One day, you had an idea for a business. Acting on your dreams, you formed a corporation and opened a business. As it turned out, your business was highly successful but now you would like to step back, sell your stock, and enjoy the fruits of your labors. But you hesitate because you really don’t want to pay such a huge tax bill.
Fear not. If your stock meets the requirements for qualified small business stock, 100% of the gain from sale of the stock can be excluded. That’s right – the sale can be totally non-taxable. But the rules are rather tightly drawn and therefore somewhat restrictive. Keep in mind that you don’t just happen to qualify, it must be planned years in advance. This is known as Qualifying Small Business Stock (QSBS)
Congress has played around with this portion of the law for years, primarily changing the time frame for when the stock was acquired and the percentage of gain that may be excluded. However, the 2015 PATH Act restored the provision for stock acquired after 2014, making the exclusion 100% for stock acquired after 2014. The exclusion applies to income tax as well as the AMT and is permanent. It might better be said that the provision does not expire. It is permanent only if Congress acts to change the law. As the gain is excluded from gross income, it would also not apply to the 3.8% net income investment tax.
First and foremost, the stock must be held for more than five years. The stock must be stock in a domestic C corporation, originally issued after August 9, 1993.
Second, as of the date the stock was issued, gross assets must be less than $50 million at all times after August 9, 1993. There is no limit to how large the corporation may grow.
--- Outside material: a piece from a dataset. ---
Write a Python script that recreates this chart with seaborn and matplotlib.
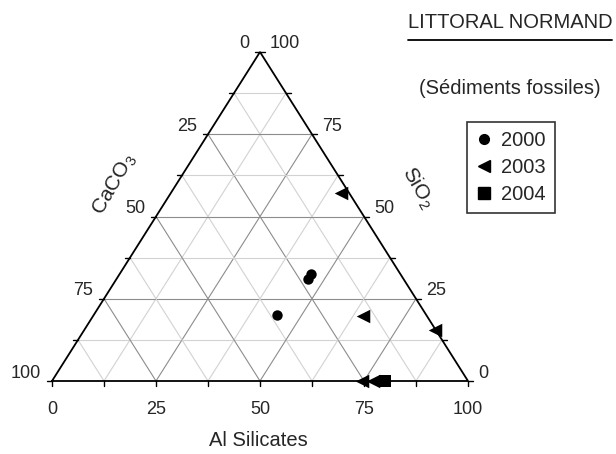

Third, the taxpayer must have acquired the stock at its original issue directly or from an underwriter in exchange for cash or other property or services. Service as an underwriter do not qualify.
Fourth, as previously mentioned the corporation must be a domestic C corporation. It may have functioned as an S corporation previously if it was a C corporation for substantially all of the stockholder’s holding period. Due to this vague wording, going there is fraught with hazards. What constitutes “substantially all?” Additionally the corporation may not be a domestic international sales corporation (DISC), former DISC, regulated investment company, real estate investment trust, real estate mortgage investment trust, financial asset sterilization investment trust, a cooperative, or a corporation that has made a Sec 936 election.
Fifth, the corporation must be engaged in the active conduct of a qualified business. Eighty per cent of the value of the assets must be used in the active conduct of the business.
A qualified business cannot be one performing services in health, law, engineering, architecture, accounting, actuarial science, performing arts, consulting, athletics, financial services, or brokerage services. Also excluded are banking, insurance, financing, leasing, investing or similar businesses. If the primary asset is the reputation or skill of one or more employees, it is disqualified. A final limitation excludes farming, a business that can claim percentage depletion, or a hotel or restaurant.
Having survived all of those restrictions, you are probably asking about the limits on the amount that may be excluded. The exclusion is the greater of $10 million of gain or ten times the adjusted basis of the stock being sold. The $10 million cap is cumulative, but the second limit is calculated on an annual basis.
As stated at the beginning, this is a section of the law with numerous restrictions. To take advantage of these provisions requires advance planning, along with expert guidance in complying with all aspects of this law.